After the simulation is complete, your cache simulator is expected to print the following summary information in exactly the format given below:

Total loads: count
Total stores: count
Load hits: count
Load misses: count
Store hits: count
Store misses: count
Total cycles: count

The count value is simply an occurrence count. As a concrete example, here is an example invocation of the program on one of the example traces, gcc.trace:

./csim 256 4 16 write-allocate write-back fifo < gcc.trace

This invocation should produce the following output:

Total loads: 318197
Total stores: 197486
Load hits: 314171
Load misses: 4026
Store hits: 188047
Store misses: 9439
Total cycles: 9845283

Note that due to slight variations in how you might reasonably interpret the simulator specification, your Total cycles value could be slightly different, but should be fairly close. For all of the other counts, your simulator’s output should exactly match the output above.

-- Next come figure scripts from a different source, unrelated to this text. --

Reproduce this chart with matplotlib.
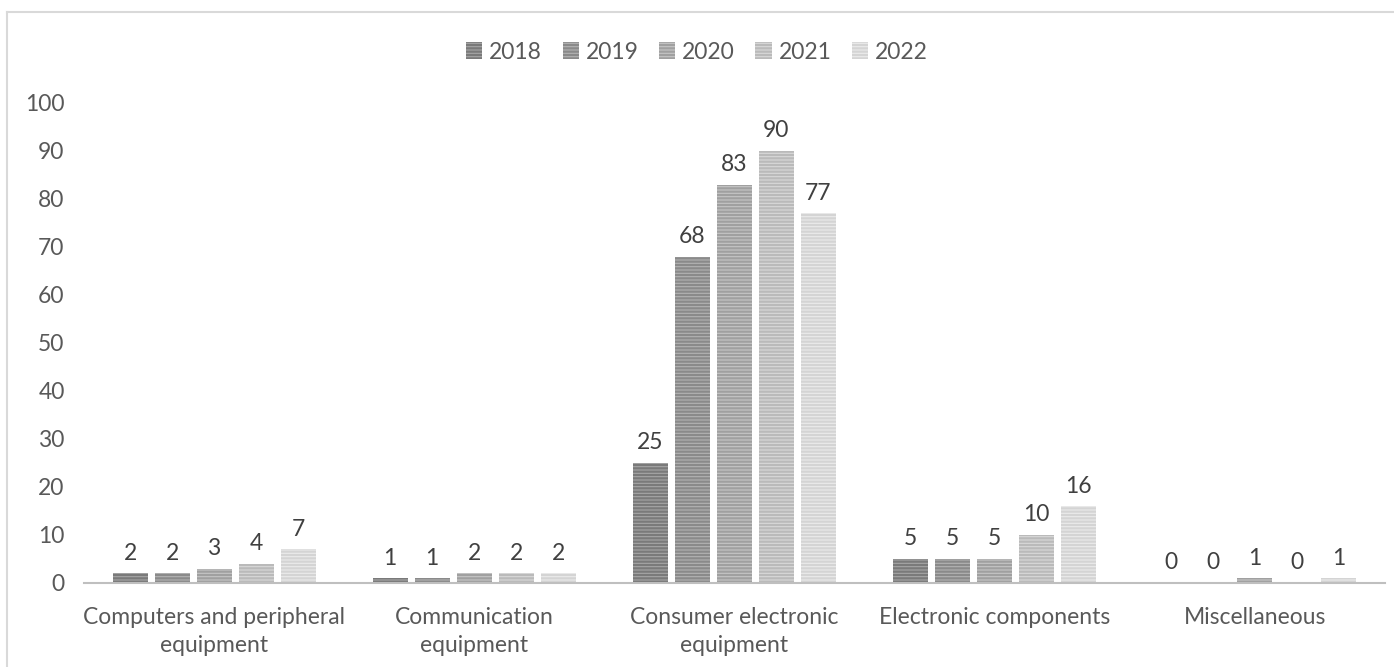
import matplotlib.pyplot as plt
import numpy as np
from matplotlib.lines import Line2D

categories = ["Computers and peripheral\nequipment", "Communication\nequipment",
              "Consumer electronic\nequipment", "Electronic components", "Miscellaneous"]
years = ["2018", "2019", "2020", "2021", "2022"]
values = {
    "2018": [2, 1, 25, 5, 0],
    "2019": [2, 1, 68, 5, 0],
    "2020": [3, 2, 83, 5, 1],
    "2021": [4, 2, 90, 10, 0],
    "2022": [7, 2, 77, 16, 1],
}

face = ["#a6a6a6", "#b3b3b3", "#c6c6c6", "#d9d9d9", "#ebebeb"]
hatchc = ["#7a7a7a", "#8a8a8a", "#a0a0a0", "#bababa", "#d4d4d4"]

plt.rcParams["font.family"] = ["Lato", "DejaVu Sans"]
plt.rcParams["hatch.linewidth"] = 1.6

fig = plt.figure(figsize=(13.94, 6.67), dpi=100)
ax = fig.add_axes([0.0603, 0.126, 0.933, 0.7196])

fs = 16.5
x = np.arange(len(categories))
w = 0.135
pitch = 0.1615
for i, yr in enumerate(years):
    pos = x + (i - 2) * pitch
    ax.bar(pos, values[yr], w, color=face[i], edgecolor=hatchc[i],
           linewidth=0, hatch="-----", label=yr)
    for xb, v in zip(pos, values[yr]):
        ax.text(xb, v + 2.0, str(v), ha="center", va="bottom",
                fontsize=fs, color="#404040")

ax.set_xlim(-0.5, 4.5)
ax.set_ylim(0, 100)
ax.set_yticks(range(0, 101, 10))
ax.set_xticks(x)
ax.set_xticklabels(categories, fontsize=fs, color="#595959", linespacing=1.45)
ax.tick_params(axis="y", length=0, pad=14, labelsize=fs, labelcolor="#595959")
ax.tick_params(axis="x", length=0, pad=17)
for s in ["top", "right", "left"]:
    ax.spines[s].set_visible(False)
ax.spines["bottom"].set_color("#bfbfbf")
ax.spines["bottom"].set_linewidth(1.5)

ax.legend(loc="center", bbox_to_anchor=(0.5, 0.922), bbox_transform=fig.transFigure,
          ncol=5, frameon=False, fontsize=fs, handlelength=0.7, handleheight=0.7,
          handletextpad=0.3, columnspacing=0.9, labelcolor="#595959")

# chart area border (top and left visible)
fig.add_artist(Line2D([7 / 1394, 7 / 1394], [0, 1 - 12 / 667], transform=fig.transFigure,
                      color="#d9d9d9", lw=1.5))
fig.add_artist(Line2D([7 / 1394, 1], [1 - 12 / 667, 1 - 12 / 667], transform=fig.transFigure,
                      color="#d9d9d9", lw=1.5))

fig.savefig("out.png", dpi=100)
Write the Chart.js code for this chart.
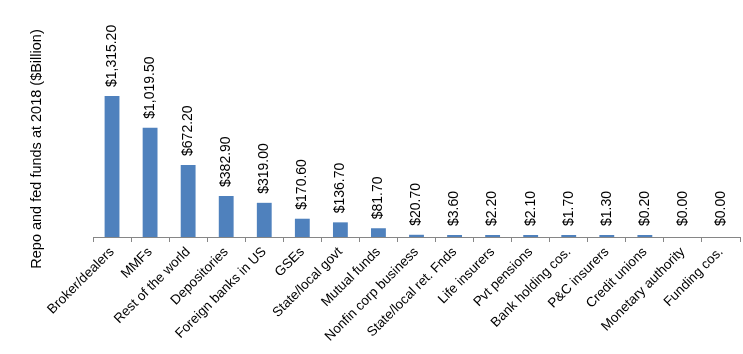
<!DOCTYPE html>
<html>
<head>
<meta charset="utf-8">
<script src="https://cdn.jsdelivr.net/npm/chart.js@4"></script>
<style>
html,body{margin:0;padding:0;background:#fff;}
#wrap{width:743px;height:354px;position:relative;}
</style>
</head>
<body>
<div id="wrap"><canvas id="c" width="743" height="354"></canvas></div>
<script>
const categories = ["Broker/dealers","MMFs","Rest of the world","Depositories","Foreign banks in US","GSEs","State/local govt","Mutual funds","Nonfin corp business","State/local ret. Fnds","Life insurers","Pvt pensions","Bank holding cos.","P&C insurers","Credit unions","Monetary authority","Funding cos."];
const values = [1315.2,1019.5,672.2,382.9,319.0,170.6,136.7,81.7,20.7,3.6,2.2,2.1,1.7,1.3,0.2,0.0,0.0];
const yTitle = "Repo and fed funds at 2018 ($Billion)";
const FONT = "'Liberation Sans', Arial, sans-serif";

const fmt = v => "$" + v.toLocaleString("en-US",{minimumFractionDigits:2,maximumFractionDigits:2});

const labelPlugin = {
  id: 'barLabels',
  afterDatasetsDraw(chart){
    const ctx = chart.ctx;
    const meta = chart.getDatasetMeta(0);
    ctx.save();
    ctx.font = "14px " + FONT;
    ctx.fillStyle = "#000";
    ctx.textAlign = "left";
    ctx.textBaseline = "middle";
    meta.data.forEach((bar,i)=>{
      ctx.save();
      ctx.translate(bar.x, Math.min(bar.y, chart.chartArea.bottom) - 9);
      ctx.rotate(-Math.PI/2);
      ctx.fillText(fmt(values[i]), 0, 0);
      ctx.restore();
    });
    // y-axis title, placed as in the reference
    ctx.font = "14.5px " + FONT;
    ctx.textAlign = "center";
    ctx.translate(37, 149);
    ctx.rotate(-Math.PI/2);
    ctx.fillText(yTitle, 0, 0);
    ctx.restore();
  }
};

new Chart(document.getElementById('c'), {
  type: 'bar',
  data: {
    labels: categories,
    datasets: [{
      data: values,
      backgroundColor: c => (values[c.dataIndex] > 0 ? '#4F81BD' : 'rgba(0,0,0,0)'),
      barPercentage: 0.78,
      categoryPercentage: 0.5,
      minBarLength: 2
    }]
  },
  options: {
    responsive: false,
    animation: false,
    devicePixelRatio: 1,
    layout: { padding: { top: 87, right: 3, left: 0, bottom: 0 } },
    plugins: { legend: { display: false }, tooltip: { enabled: false } },
    scales: {
      x: {
        afterFit(s){ s.height = 117; },
        grid: { display: true, drawOnChartArea: false, offset: true, color: '#868686', tickLength: 5 },
        border: { display: true, color: '#868686' },
        ticks: { color: '#000', font: { family: FONT, size: 13.5 }, maxRotation: 45, minRotation: 45, autoSkip: false, padding: 2 }
      },
      y: {
        min: 0, max: 1400,
        afterFit(s){ s.width = 93; },
        grid: { display: false },
        border: { display: false },
        ticks: { display: false },
        title: { display: false, text: yTitle }
      }
    }
  },
  plugins: [labelPlugin]
});
</script>
</body>
</html>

We strongly encourage you to use Piazza to post traces and simulator results, so that you can compare your results with other students’ results.

Example traces

Here are some traces you can use for testing and empirical evaluation:

gcc.trace and swim.trace are traces from real programs, so you should consider using them in your empirical evaluation.

Hints

Your simulation is only concerned with hits and misses, at no point do you need the actual data that’s stored in the cache; that’s the reason why the trace files do not contain that information in the first place.

Don’t try to implement all the options right away, start by writing a simulator that can only run direct-mapped caches with write-through and no-write-allocate. Once you have that working, extend step-by-step to make the other design parameters work. Also, sanity-check your simulator frequently with simple, hand-crafted traces for which you can still derive manually what the behavior should be.

Note that accurate cycle counting is only worth 6% of the total assignment grade. Make sure that loads and stores are modeled correctly with accurate hit and miss counts before being too concerned about counting cycles.

Part (b): Best cache

For part (b), you’ll use the memory traces as well as your simulator to determine which cache configuration has the best overall effectiveness. You should take a variety of properties into account: hit rates, miss penalties, total cache size (including overhead), etc. In your README, describe in detail what experiments you ran (and why!), what results you got (and how!), and what, in your opinion, is the best cache configuration of them all.

Credits

The memory traces above come from a similar programming assignment by Steven Swanson at the University of California, San Diego. Thank you Steven!

Submitting

Create a zipfile that has your Makefile, source and header files, and README file. All of the files should be in the top level directory of the zipfile. As an example, if your zipfile is called assign3.zip, the command unzip -l assign3.zip might produce the following output:

Archive:  assign3.zip
  Length      Date    Time    Name
---------  ---------- -----   ----
    15225  2020-02-25 12:27   main.c
      149  2020-02-25 12:27   Makefile
    12075  2020-02-25 12:28   README
---------                     -------
    27449                     3 files

Your exact output will almost certainly differ, for example, depending on how you structured your cache simulator program.

Upload your zipfile to Gradescope as Assignment3.